Using historical trends to project future outcomes, the researchers estimate that global SDG achievement will reach only about two-thirds of the 2030 targets if current trajectories continue.

Liu has long emphasized that SDG progress can’t be understood only in aggregates. “These results underscore that progress on one goal does not guarantee progress on others,” Liu said. “Sustainable development requires coordinated action across sectors rather than isolated advances”.

The findings highlight the need for targeted, country-specific strategies that reflect different starting points, capacities, and challenges. They also emphasize the importance of international cooperation, particularly in addressing systemic barriers such as data gaps, unequal resource access, and cross-border spillover effects. As Liu put it in the release for the paper published in Nature Communications this year on SDG measurement tools, “Achieving the SDGs by 2030 will require targeted, coordinated action to address lagging areas”.

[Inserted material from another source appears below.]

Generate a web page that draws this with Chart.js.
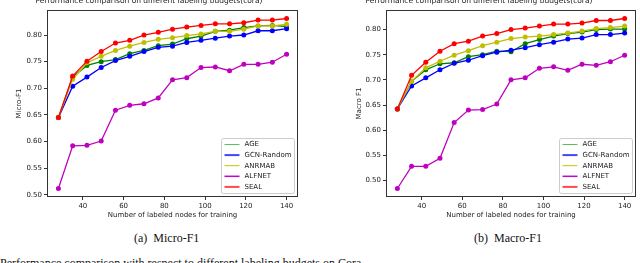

As the world approaches the final years of the 2030 Agenda, understanding where progress is lagging — and why — becomes increasingly urgent. This study provides evidence to help governments, organizations, and institutions focus efforts where they can have the greatest impact.

The study was led by China’s International Research Center of Big Data for Sustainable Development Goals and conducted by international team from China (including Hong Kong SAR), United States, Netherlands, Germany, Australia, Luxembourg, Singapore, and Norway.